The media ruins everything through overexposure and pathetic coverage, from politics to celebrities to crime. I think it is a bit unfair to take it out on sports and competition. What people like Michael Phelps do is nothing short of amazing, and we shouldn't penalize his accomplishments, the entertainment he provides, or competition in general because the media is sick.
I'm not so sure it is 'amazing'. What I think is 'amazing' is to have a dream of putting men on the moon and realizing it, to come up with a way of connecting people all over the world and to allow people to travel around the globe in extremely short spans of time.
Athletes are - I'm sorry - overrated. Yes, it is great that they can do what they do, and I'm happy for them that they achieve their goals. But I'm just as happy for some local kid competing at ping-pong and winning, there is not much class difference there (in my opinion).
Sports are a means of finding your own limits, then exceeding those limits.
The media indeed messes it up, and for all those other categories you listed as well.
The amount of work, dedication, persistence, and pain Phelps has endured to achieve the results he has is no less than the work, dedication, persistence and pain an engineer on the first Apollo mission endured. Phelps and the engineer just happen to be good in different domains. They are both amazing people with amazing accomplishments. The world takes all kinds.
Don't look at the effort. Look at the final result. Lolita took all of four months to write, and it's terrific. That's less time than it took Ed Wood to make any of his movies, all of which bombed.
Are you sure Nabokov didn't think about the issues that led to writing Lolita in the years before he started putting words on paper? Maybe he really did put in more effort (e.g., in writing other novels) before Lolita was such a result in such a seemingly short time. Nabokov's autobiography suggests he worked hard for a long time developing his craft.

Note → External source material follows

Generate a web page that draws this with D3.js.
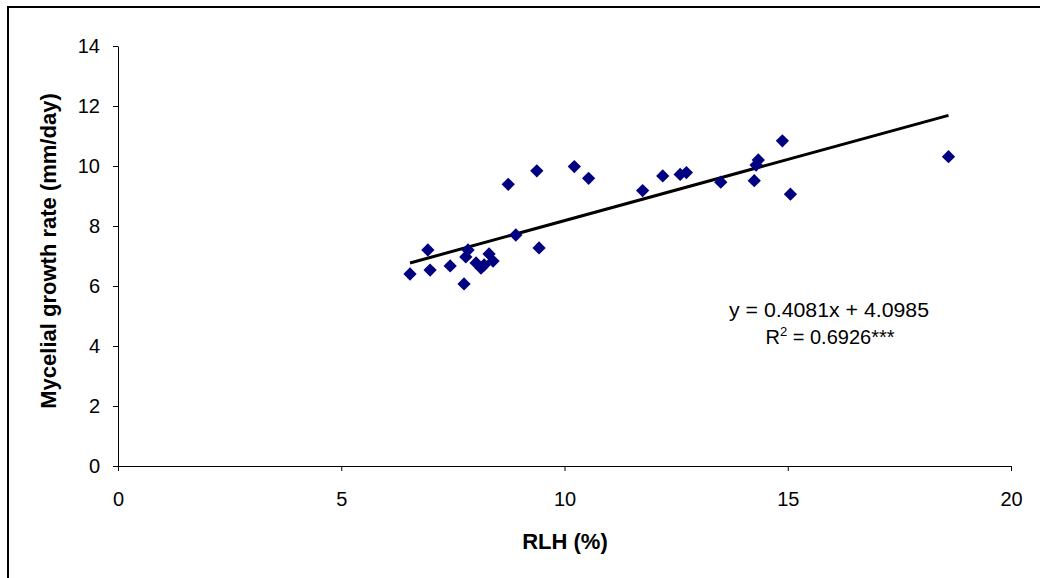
<!DOCTYPE html>
<html><head><meta charset="utf-8">
<script src="https://cdn.jsdelivr.net/npm/d3@7"></script>
<style>body{margin:0;background:#fff;} text{font-family:Arial,"Liberation Sans",sans-serif;}</style>
</head><body>
<svg id="c" width="1040" height="578"></svg>
<script>
const rlh = [6.54,6.94,6.99,7.44,7.75,7.79,7.84,8.02,8.13,8.2,8.31,8.4,8.74,8.91,9.38,9.43,10.22,10.54,11.75,12.2,12.59,12.73,13.5,14.25,14.29,14.34,14.88,15.06,18.6];
const growth = [6.4,7.2,6.53,6.67,6.07,6.97,7.2,6.77,6.6,6.7,7.07,6.83,9.39,7.7,9.84,7.27,9.98,9.59,9.18,9.67,9.72,9.78,9.46,9.51,10.03,10.2,10.84,9.06,10.31];
const xTicks = [0,5,10,15,20];
const yTicks = [0,2,4,6,8,10,12,14];
const slope = 0.4081, intercept = 4.0985;
const eqLine1 = "y = 0.4081x + 4.0985";
const eqLine2 = ["R", "2", " = 0.6926***"];

const svg = d3.select("#c");
svg.append("rect").attr("x",8).attr("y",7).attr("width",1100).attr("height",700)
  .attr("fill","none").attr("stroke","#000").attr("stroke-width",2);

const x = d3.scaleLinear().domain([0,20]).range([118,1011]);
const y = d3.scaleLinear().domain([0,14]).range([466,46]);

const xa = svg.append("g").attr("transform","translate(0,466)")
  .call(d3.axisBottom(x).tickValues(xTicks).tickSize(5).tickPadding(21).tickSizeOuter(0));
const ya = svg.append("g").attr("transform","translate(118,0)")
  .call(d3.axisLeft(y).tickValues(yTicks).tickSize(5).tickPadding(13).tickSizeOuter(0));
[xa,ya].forEach(a=>{
  a.selectAll("text").attr("font-size",20).attr("fill","#000").style("font-family","Arial, 'Liberation Sans', sans-serif");
  a.selectAll("line").attr("stroke","#000");
  a.select(".domain").attr("stroke","#000");
});

// trend line
const x0 = d3.min(rlh), x1 = d3.max(rlh);
svg.append("line").attr("x1",x(x0)).attr("y1",y(slope*x0+intercept))
  .attr("x2",x(x1)).attr("y2",y(slope*x1+intercept))
  .attr("stroke","#000").attr("stroke-width",3);

// points
const pts = rlh.map((v,i)=>({x:v,y:growth[i]}));
svg.append("g").selectAll("path").data(pts).join("path")
  .attr("d",d3.symbol(d3.symbolSquare, 88)())
  .attr("transform",d=>`translate(${x(d.x)},${y(d.y)}) rotate(45)`)
  .attr("fill","#000080");

// equation
svg.append("text").attr("x",829).attr("y",317).attr("text-anchor","middle")
  .attr("font-size",20).attr("textLength",200).attr("lengthAdjust","spacingAndGlyphs").text(eqLine1);
const t2 = svg.append("text").attr("x",830).attr("y",344).attr("text-anchor","middle").attr("font-size",20);
t2.append("tspan").text(eqLine2[0]);
t2.append("tspan").attr("dy",-8).attr("font-size",13).text(eqLine2[1]);
t2.append("tspan").attr("dy",8).text(eqLine2[2]);

// titles
svg.append("text").attr("x",565).attr("y",549).attr("text-anchor","middle")
  .attr("font-size",22).attr("font-weight","bold").text("RLH (%)");
svg.append("text").attr("transform","translate(56,251) rotate(-90)").attr("text-anchor","middle")
  .attr("font-size",22).attr("font-weight","bold").text("Mycelial growth rate (mm/day)");
</script>
</body></html>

I think whether he spent 10 years on it or 15 minutes doesn't really matter, the work stands on its own, it is a creation. Sports as such - especially top sports where the 1/100th of a second counter makes the difference - does not create anything of inherent value.
The guinness book of records might make you believe otherwise, but it really does not matter who ran a little faster than his fellow humans.
Without Nabokov, Bach or van Gogh though, we'd all be a little poorer.
I don't think it's penalizing him not to place the spotlight on him. I do think it's penalizing a lot of other people to make the entire Olympic week about Michael Phelps.
You mean the NBC treatment of the Olympics. Whoever decided that slow-motion, voice-over, life-story, was the way to cover live sports events should be shot.